Der Gitarrist und Sänger Lionel Loueke mit der hr-Bigband in der Rüsselsheimer Jazzfabrik, 12. März 2016

„Ich bin vor ganz verschiedenen Teilen der Welt beschenkt worden und das spiegelt meine Musik wider“, sagt der Gitarrist und Sänger Lionel Loueke. Am 27. April 1973 im westafrikanischen Benin geboren, lernte er zunächst Schlagzeug bevor der ältere Bruder ihn zum Gitarrenspiel verführte. Sein musikalischer  Weg führte Loueke über Paris nach Amerika in die Band von Herbie Hancock. Der nannte den Farbigen  einen „musikalischen Maler“. Die Zusammenarbeit mit dem Amerikaner hat in der Tat deutliche Spuren im Jazzgefüge von Lionel Loueke hinterlassen. Die Mischung aus traditioneller Folklore seiner Heimat Benin mit modernen Jazzharmonien, Blues und Pop-Assoziationen insbesondere in den sanften Gesängen weckt die Bewunderung des Publikums beim Rüsselsheimer Konzert mit der hr-Bigband unter der Leitung des Arrangeurs und Dirigenten Jim McNeely.

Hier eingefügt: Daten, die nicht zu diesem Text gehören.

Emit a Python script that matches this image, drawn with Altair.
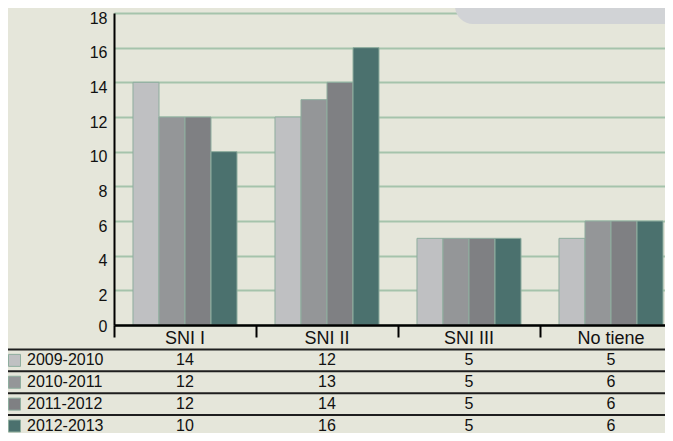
import altair as alt
import pandas as pd

categories = ["SNI I", "SNI II", "SNI III", "No tiene"]
series = ["2009-2010", "2010-2011", "2011-2012", "2012-2013"]
values = {
    "2009-2010": [14, 12, 5, 5],
    "2010-2011": [12, 13, 5, 6],
    "2011-2012": [12, 14, 5, 6],
    "2012-2013": [10, 16, 5, 6],
}
y_ticks = [0, 2, 4, 6, 8, 10, 12, 14, 16, 18]
colors = ["#bfc0c2", "#949698", "#7f8083", "#4b716e"]

FONT = "Liberation Sans"
BG = "#e5e6da"

rows = []
for si, s in enumerate(series):
    for ci, c in enumerate(categories):
        rows.append({"category": c, "series": s, "value": values[s][ci], "row": si + 1})
df = pd.DataFrame(rows)
cat_df = pd.DataFrame({"category": categories, "row": [0] * len(categories)})
ser_df = pd.DataFrame({"series": series, "row": list(range(1, len(series) + 1))})
sep_df = pd.DataFrame({"row": [0.5, 1.5, 2.5, 3.5]})
box_df = pd.DataFrame({"k": [0]})

xscale = alt.Scale(domain=categories, range=[0, 568], paddingInner=0, paddingOuter=0)
cscale = alt.Scale(domain=series, range=colors)
tscale = alt.Scale(domain=[0, 4], range=[325.5, 413])

bars = alt.Chart(df).mark_bar(stroke="#8fae9f", strokeWidth=1).encode(
    x=alt.X("category:N", scale=xscale, sort=categories,
            axis=alt.Axis(title=None, labels=False, bandPosition=0, tickSize=12,
                          tickWidth=2, tickColor="#000", domainColor="#000",
                          domainWidth=2.5, grid=False, zindex=1)),
    xOffset=alt.XOffset("series:N", sort=series,
                        scale=alt.Scale(paddingInner=0, paddingOuter=0.73)),
    y=alt.Y("value:Q", scale=alt.Scale(domain=[0, 18]),
            axis=alt.Axis(title=None, values=y_ticks, ticks=False, domainColor="#000",
                          domainWidth=2, gridColor="#a5c3ab", gridWidth=2,
                          labelFont=FONT, labelFontSize=16, labelColor="#111",
                          labelPadding=7, labelBaseline="middle",
                          labelOffset={"condition": {"test": "datum.value == 0", "value": 1}, "value": 5},
                          zindex=0)),
    color=alt.Color("series:N", scale=cscale, legend=None),
)

box = alt.Chart(box_df).mark_rect(color="#d1d3d6", cornerRadius=18).encode(
    x=alt.value(341), x2=alt.value(700), y=alt.value(-40), y2=alt.value(11)
)

seps = alt.Chart(sep_df).mark_rule(color="#1e1e1e", strokeWidth=2).encode(
    y=alt.Y("row:Q", scale=tscale, axis=None),
    x=alt.value(-106), x2=alt.value(700),
)

cat_text = alt.Chart(cat_df).mark_text(font=FONT, fontSize=18, color="#111", baseline="middle").encode(
    x=alt.X("category:N", scale=xscale, sort=categories),
    y=alt.Y("row:Q", scale=tscale, axis=None),
    text="category:N",
)

val_text = alt.Chart(df).mark_text(font=FONT, fontSize=16, color="#111", baseline="middle").encode(
    x=alt.X("category:N", scale=xscale, sort=categories),
    y=alt.Y("row:Q", scale=tscale, axis=None),
    text="value:Q",
)

leg_text = alt.Chart(ser_df).mark_text(font=FONT, fontSize=16, color="#111", baseline="middle", align="left").encode(
    x=alt.value(-87),
    y=alt.Y("row:Q", scale=tscale, axis=None),
    text="series:N",
)

leg_sw = alt.Chart(ser_df).mark_square(size=144, opacity=1, stroke="#8fae9f", strokeWidth=1).encode(
    x=alt.value(-99.5),
    y=alt.Y("row:Q", scale=tscale, axis=None),
    color=alt.Color("series:N", scale=cscale, legend=None),
)

chart = alt.layer(bars, box, seps, cat_text, val_text, leg_text, leg_sw).resolve_scale(
    y="independent"
).properties(
    width=551, height=312,
    autosize=alt.AutoSizeParams(type="none"),
    padding={"left": 106, "top": 5, "right": 0, "bottom": 108},
    background=BG,
).configure_view(stroke=None)

chart.save("out.html", embed_options={"renderer": "svg", "actions": False})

Der Künstler mit dem Talent zur harmonischen Komplexität hat bei der intensiven Erforschung des Nylon-Saitenklanges für diese Mixtur eine eigenständige markante Stilistik entwickelt. Inzwischen ist Loueke dank der erweiterten Spieltechnik durch die Elektronik zur E-Gitarre mit ihren Stahlsaiten gewechselt, hat aber seine samtene Handschrift und sein Gespür für die Poesie der Melodie bewahrt. Dies gilt gleichermaßen für das filigrane Spiel auf dem Saiteninstrument wie für den Gesang seiner von der traditionellen Folklore gefärbten Songs.

McNeely schrieb die Arrangements zu Louekes Kompositionen speziell für den Künstler und die  Bigband des hessischen Rundfunks anlässlich  des Deutschen Jazzfestivals 2014 in Frankfurt sehr einfühlsam, aber hin und wieder mit zu vielen ostinaten Melodie- und Rhythmuspassagen. Auf der anderen Seite sorgte die Großformation für den drängenden und treibenden Groove. Zehn Loueke-Stücke und die Zugabe „Hope“ wurden für die Jazzfabrik in Rüsselsheim neu aufbereitet.

Das Publikum beklatscht den warmen und stimmungsvollen Klang, die ungewöhnliche Ästhetik sowie die intimen Interaktionen Louekes mit den Solisten der Bigband – vor allem in „Hope“ mit dem souligen Spiel des Tenoristen Tony Lakatos, in „Quidah“ mit dem Sopransaxophonisten Heinz Dieter Sauerborn oder in „Twins“ mit Axel Schlosser am Flügelhorn und Oliver Leicht an der Bassklarinette.

In „Aziza Dance“ kostet Loueke die Möglichkeiten der Elektronik aus. In der beschwingten Komposition lässt er das Instrument wie eine Marimba, eine Percussionsgruppe oder eine Orgel klingen. „Aziza“ den kleinen, positiven Waldgeist seiner afrikanischen Heimat, beschwört Loueke mit dem Schlagzeuger Jean-Paul Höchstädter und Tony Lakatos in sich wiederholenden Harmonie-Variationen. Hell und transparent vor dem wuchtigen Bigband-Sound klingt die Gitarre in „Dangbe Dance“.

Kontrastreich zu „Aziza Dance“ ist der Stimmungswechsel in „Virgin Forest“ mit dem langen Solo auf der Gitarre in zunächst fließenden, sich dann auflösenden Linien, den Schnalzern und Vokalisen sowie percussivem Spiel auf dem Instrument. Erst spät steigt die Bigband mit steigender Intensität ein. In der Ballade „Chardon“ setzt sich McNeely selbst an den Flügel, beginnt mit lyrischem Tastenspiel, leitet zu Loueke und dessen vibratoreichem, melodiösem Spiel über, während die Bläser einen Soundteppich weben.

So klingt die gleichberechtigte Begegnung von zeitgenössischem Jazz mit afrikanischer Tradition auf einer Augenhöhe – auch wenn manchmal die Bläsersoli die Gitarre zu übertönen scheinen.